Charney was fired this month after being suspended as chief executive in June on allegations of misconduct that included his allowing a blogger in 2011 to post nude photos of a former employee who was suing the company.

But Standard General, a New York hedge fund that partnered with Charney in July to take control of the company, only to back his ouster in the end, has been vocal about keeping the company’s factory open.

“This is a disaster for a brand that has prided itself as an example of the possibilities of manufacturing in the US,” said one investor close to the company.

Officials at American Apparel and Standard General declined to comment.

While the slowdowns at the factories will save cash, the moves aren’t related to the retailer’s liquidity problems, one source close to the company insisted.

“There might be some reductions in shifts as the company seeks to reduce inventory,” the source said, calling the slowdown “part of a proactive prudent plan to reshape the inventory and ultimately better the in-store selection.”

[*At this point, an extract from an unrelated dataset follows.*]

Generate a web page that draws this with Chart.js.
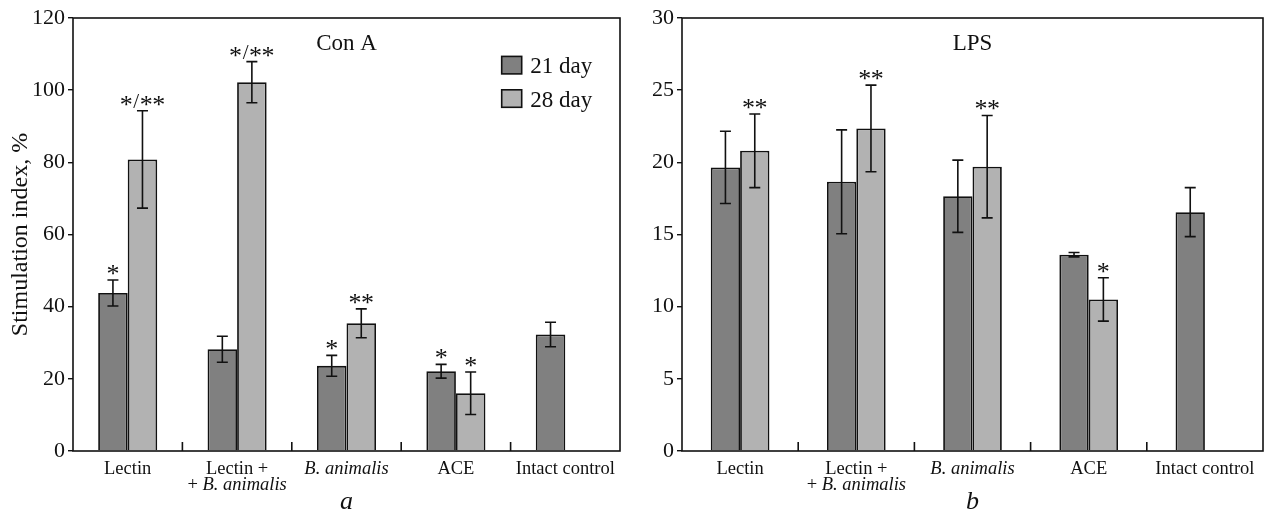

That theory didn’t fly with others familiar with American Apparel. They said the stores are facing shortages of top-selling styles.

The unsuccessful holiday promotion — called a “dot sale,” which kicked off on Black Friday weekend — not only failed to meet their revenue targets but made the stores look like chaotic discount chains throughout the crucial holiday season, critics noted.

In November, liquidator Great American Group had projected it could generate more than $100 million in incremental sales from the color-coded sale over three months, based on sales of old inventory as well as new.

To date, however, it has sold less than one-tenth of the older inventory earmarked for sale, sources said.

“It looks like a Kmart, not an American Apparel store,” carped one employee. “It looks a bit desperate, like we’re in need of liquidation.”

In a written statement late Monday, American Apparel said its factory was operating in the “ordinary course of business” and that it had a “successful” holiday season.

“Our employees have been working overtime to meet the holiday demand, and now that the holiday season is over, we plan to adjust shift schedules as we do every January,” the company said.